In the transportation industry, driver behavior, equipment hazards and environmental factors can all lead to slips and falls. Adjusting behavior and being aware of common safety risks can help prevent the most common workplace injuries.


  • Use the three-point contact rule when climbing and descending. Training in this method is required by U.S. Federal Motor Carrier regulations. Keep three limbs — one hand and two feet, or two hands and one foot — in contact with the handholds or the steps. If a hand or foot slips, your two other limbs will be in contact with the vehicle to catch yourself.
  • Always face the truck when exiting. Drivers may be tempted to exit the cab facing forward or away from the truck, which makes the three-point contact method awkward. Facing the truck when exiting increases your control.
  • Avoid jumping. Some of the most frequent and serious injuries are the result of jumping from the cab, deck plate or steps.
  • Keep hands free. Avoid carrying items while entering or exiting the cab, so your hands are free to use the grab rails.
  • Get a grip. The hookup area behind the cab is the scene of many slips and falls. Place your feet solidly on the surface of the catwalk and use a secure handhold, leaving one hand free to do the work.
  • Walk at a safe pace. Walking too fast or running can cause major problems. When walking around the truck or loading area, keep your pace appropriate for the weather and other conditions.
  • Be aware of low-light areas and times of day. As daylight changes or when wearing sunglasses, low light can limit a driver’s visibility. Be mindful to remove sunglasses and use flashlights or exterior lights to enhance visibility.


  • Select or retrofit equipment with nonslip surfaces. Newer trucks are incorporating better steps and ladders with nonslip surfaces that drain without retaining mud, ice and snow. Square edges and perforated surfaces on the steps reduce the chance of slips while entering or exiting the cab, especially during poor weather.
  • Keep equipment in good condition. Pre- and post-trip inspections should include steps, deck plates and grab rails. Repairs should be done immediately. Safety equipment inspections should be included in all preventive maintenance services.
  • Clean the deck plate / catwalk. Deck plates commonly become slippery from fuel and moisture, so it’s critical that they be properly and regularly cleaned. When drivers need to connect, unhook or check brake and electrical connections, the work should be done from the ground if possible. If not, the deck plate / catwalk area should be equipped with as many footholds and grab rails as possible.

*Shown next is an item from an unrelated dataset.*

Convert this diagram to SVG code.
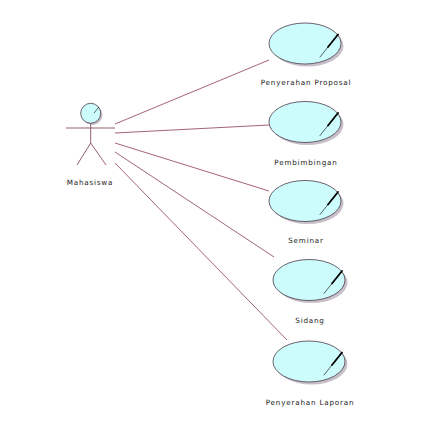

  • Select proper footwear. Drivers should be required to wear sturdy footwear with slip-resistant soles.


  • Reduce slip-and-fall potential during inclement weather. Snow, ice, rain, mud and even morning dew can increase the potential for slips and falls. Drivers should be instructed to clean / brush off handholds, steps and truck platforms before entering the cab. When exiting, they should use extra caution during weather events. Drivers should not install carpet on the steps to keep the inside of the cab clean. Carpet can freeze in cold, icy conditions and be very slippery during wet weather.
  • Keep the cab clean. Although most truckers aren’t going to win awards from Martha Stewart for their housekeeping skills, a clean cab is essential for safety. Drivers should use trash bags to keep the floor clean. Loose wires from CB radios, cellular phones and other equipment should be kept off the floor as they can easily catch on the driver’s heel.
  • Carry emergency equipment. Always carry emergency items, such as chains, sand or salt, a shovel, a flashlight and batteries, etc.


Loading docks and ramps are dangerous areas. They are frequently congested, heavy-traffic areas, and working and walking surfaces are often wet. Metal dock plates can wear smooth and become very slippery, and the edge of a dock plate can be a common place for trips and falls.

  • Use portable railings. Accidental backward steps can result in a fall from a loading dock. Portable railings prevent many dangerous falls. They should be removed only when a truck or trailer is at the dock and replaced as soon as the truck or trailer leaves.
  • Design traffic patterns for safety. Having a strategic flow for goods as they are transported on and off trucks and trailers helps reduce congestion and reduces the risks of slips, trips and falls.
  • Maintain surfaces, ramps and gangplanks. Ramps and gangplanks have hazards similar to loading docks. They should have a gradual slope and be as wide possible. The surface should also be skid-resistant and kept dry and clean.